In light of this, I know folks usually undertake one or another strategy for achieving better identifiability, and I wanted to make sure I knew all the options. I think they are:
- Don’t change the model, instead hand-process the posterior to check-for and flip one mode of any bimodal posteriors.
- For the
sem_l0_l123.stan
model, constrain one of the correlations inr
to positive-only.
Are there any other options?
I tend not to like 1 because it assumes the sampler will behave ok despite the bimodality of the posterior, which we know HMC probably won’t (but admittedly other samplers might).
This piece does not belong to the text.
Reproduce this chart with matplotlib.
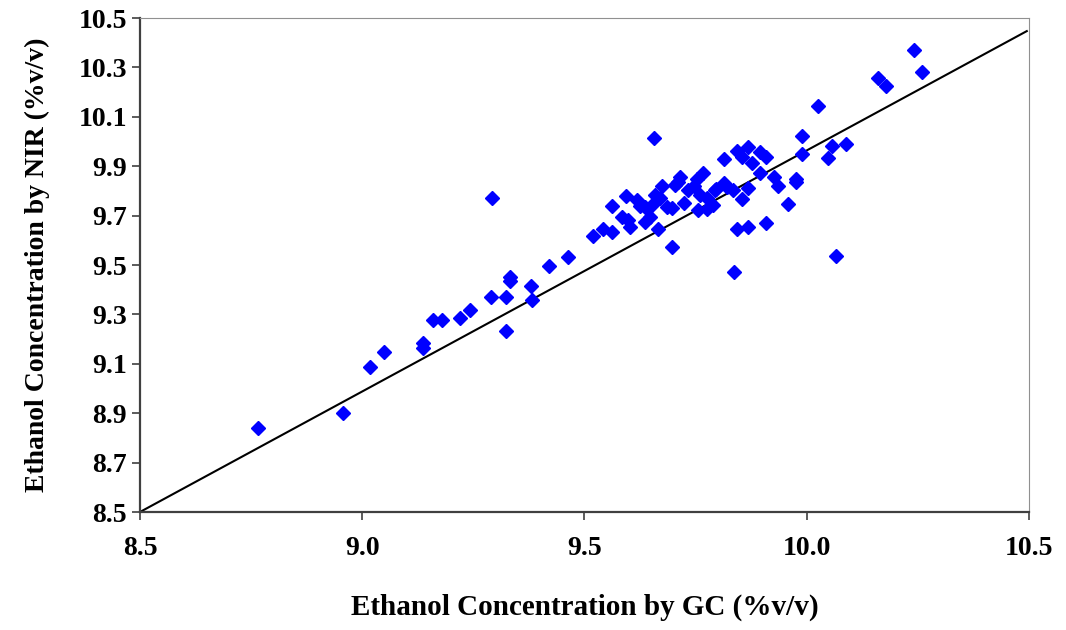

I also tend not to like 2 as it really only feels like it “works” well when there’s strong domain expertise that at least one identifed correlation will be non-zero; if you don’t have such prior knowledge you can end up choosing to positive-constain a correlation that is actually zero or nearly-zero, leaving it’s posterior artificially truncated and (if it’s genuinely zero) not actually eliminating bimodality for other correlations.
p.s. I know there are tricks to marginalize-out the latent quantities like common_stdnorm
& l0_stdnorm
, which I presume also resolves the identifiability issues noted above, but I think the various other structures in my non-toy model genuinely need direct inference on those latents.